59      Dall’insieme delle considerazioni che precedono risulta che occorre rispondere alla questione sollevata dichiarando che l’articolo 20 TFUE, letto alla luce dell’articolo 7 della Carta, deve essere interpretato nel senso che esso non osta alla normativa di uno Stato membro secondo la quale i suoi cittadini, nati al di fuori del suo territorio, che non vi abbiano mai risieduto e che non vi abbiano soggiornato in condizioni che dimostrino un collegamento effettivo con tale Stato membro, perdono ipso iure la cittadinanza di quest’ultimo all’età di 22 anni, circostanza che comporta, per le persone che non sono anche cittadini di un altro Stato membro, la perdita del loro status di cittadino dell’Unione e dei diritti ad esso connessi, purché alle persone interessate sia offerta la possibilità di presentare, entro un termine ragionevole, una domanda di mantenimento o di riacquisto della cittadinanza, che consenta alle autorità competenti di esaminare la proporzionalità delle conseguenze della perdita di tale cittadinanza sotto il profilo del diritto dell’Unione e, se del caso, di concedere il mantenimento o il riacquisto ex tunc di detta cittadinanza. Un termine siffatto deve protrarsi, per un periodo ragionevole, oltre la data in cui la persona interessata compie tale età e può iniziare a decorrere solo a condizione che tali autorità abbiano debitamente informato detta persona della perdita della sua cittadinanza o dell’imminenza di tale perdita, nonché del suo diritto di domandare, entro detto termine, il mantenimento o il riacquisto di tale cittadinanza. In mancanza, dette autorità devono essere in grado di effettuare un siffatto esame, incidentalmente, in occasione di una richiesta, da parte della persona interessata, di un documento di viaggio o di qualsiasi altro documento che ne attesti la cittadinanza.

 Sulle spese

60      Nei confronti delle parti nel procedimento principale la presente causa costituisce un incidente sollevato dinanzi al giudice nazionale, cui spetta quindi statuire sulle spese. Le spese sostenute da altri soggetti per presentare osservazioni alla Corte non possono dar luogo a rifusione.

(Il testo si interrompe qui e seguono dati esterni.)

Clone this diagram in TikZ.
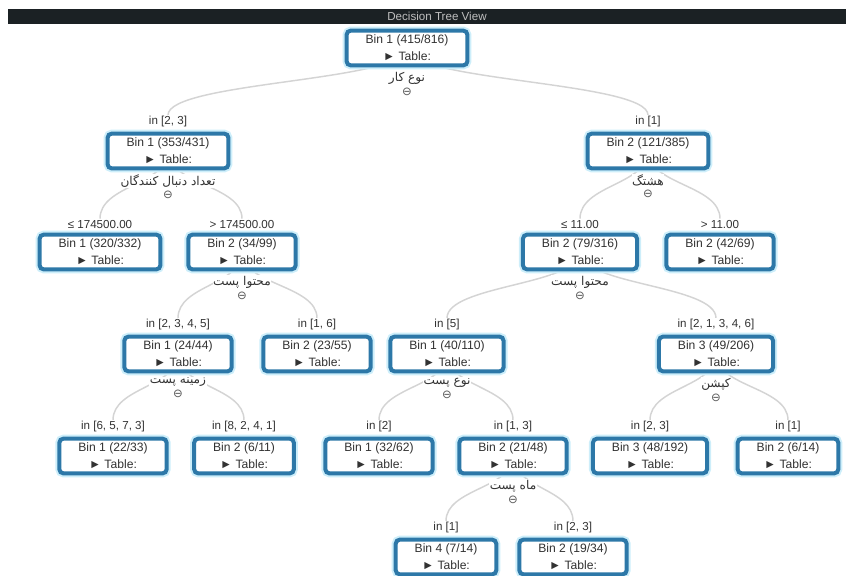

Per questi motivi, la Corte (Grande Sezione) dichiara:

L’articolo 20 TFUE, letto alla luce dell’articolo 7 della Carta dei diritti fondamentali dell’Unione europea,

deve essere interpretato nel senso che:

esso non osta alla normativa di uno Stato membro secondo la quale i suoi cittadini, nati al di fuori del suo territorio, che non vi abbiano mai risieduto e che non vi abbiano soggiornato in condizioni che dimostrino un collegamento effettivo con tale Stato membro, perdono ipso iure la cittadinanza di quest’ultimo all’età di 22 anni, circostanza che comporta, per le persone che non sono anche cittadini di un altro Stato membro, la perdita del loro status di cittadino dell’Unione europea e dei diritti ad esso connessi, purché alle persone interessate sia offerta la possibilità di presentare, entro un termine ragionevole, una domanda di mantenimento o di riacquisto della cittadinanza, che consenta alle autorità competenti di esaminare la proporzionalità delle conseguenze della perdita di tale cittadinanza sotto il profilo del diritto dell’Unione e, se del caso, di concedere il mantenimento o il riacquisto ex tunc di detta cittadinanza. Un termine siffatto deve protrarsi, per un periodo ragionevole, oltre la data in cui la persona interessata compie tale età e può iniziare a decorrere solo a condizione che tali autorità abbiano debitamente informato detta persona della perdita della sua cittadinanza o dell’imminenza di tale perdita, nonché del suo diritto di domandare, entro detto termine, il mantenimento o il riacquisto di tale cittadinanza. In mancanza, dette autorità devono essere in grado di effettuare un siffatto esame, incidentalmente, in occasione di una richiesta, da parte della persona interessata, di un documento di viaggio o di qualsiasi altro documento che ne attesti la cittadinanza.

Firme


*      Lingua processuale: il danese.